SCORE was a DARPA-funded multi-method collaboration involving 865 researchers. As part of the initiative, the credibility of published findings was evaluated across three dimensions: reproducibility, robustness, and replicability.  

 

  • Researchers for the reproducibility study (Nature | Open Access) examined whether re-running an original analysis on the original data from published research articles will produce the same result reported by the original authors. Only approximately 54% of sampled papers were precisely reproducible. Papers from political science and economics journals had higher reproducibility rates compared to those from other disciplines. Paper recency and journal data sharing policies also predicted reproducibility.  
  • Researchers for robustness study (Nature | Open Access) tested whether conclusions hold when reasonable alternative analytical choices are applied to the same data. While 74% of the re-analyses reached the same conclusion as the original authors, quantitative results like effect sizes varied substantially. 
  • Researchers for the replicability study (Nature | Open Access) attempted independent replications of 274 claims drawn from 164 published papers. The replications were carefully designed, used the original materials when possible, and were peer-reviewed in advance. Only Fifty-five percent of claims replicated with statistically significant results in the original direction (see Figure 1). Replication rates varied somewhat across discipline and replication criteria. 
Figure 1: Each point shows the original and replication effect sizes for a replicated claim.
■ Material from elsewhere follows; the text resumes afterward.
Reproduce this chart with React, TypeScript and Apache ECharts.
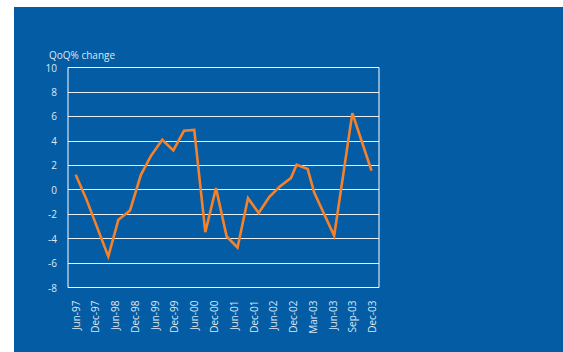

Point size reflects the number of claims per paper. Replication effect sizes are shown as positive when the observed relationship follows the same direction as the original effect, and negative when the relationship is in the opposite direction. Points are classified as successful if the replication is statistically significant (p .05, two-sided) and in the same direction as the original effect; otherwise, they are classified as failed. 

These investigations remind us that research credibility is not a single property. A finding can survive one test and fail another. Reproducing an analysis, obtaining similar conclusions under alternative specifications, and observing the same result in new data each tell us something different. When the same findings are repeatedly observed, confidence in the robustness and reliability of the results increases.  In fact, replication rates are essential for estimating the probability of a hypothesis being true (see Doug’s paper in the American Statistician for more on this point).

Confidence about research findings has value beyond the academic community. In applied work, we rely on leveraging empirical research to support our claims.  Many HDR projects involve integrating multiple forms of evidence, each with different strengths and limitations. Historical observations, expert judgment, and external benchmarks may all serve as inputs into a model. Methods rooted in probabilistic reasoning and uncertainty quantification provide a framework for combining these sources while making confidence levels explicit. Rather than treating evidence as simply true or false, such approaches recognize that confidence should increase as findings remain consistent across multiple lines of inquiry and decrease when conclusions depend heavily on particular assumptions or analytical choices.  

SCORE’s datasets, methods, and findings are openly available. Take a look! This initiative represents one of the most comprehensive efforts to quantify reliability in published social and behavioral science, and Peter and I are proud to have played a small part in it.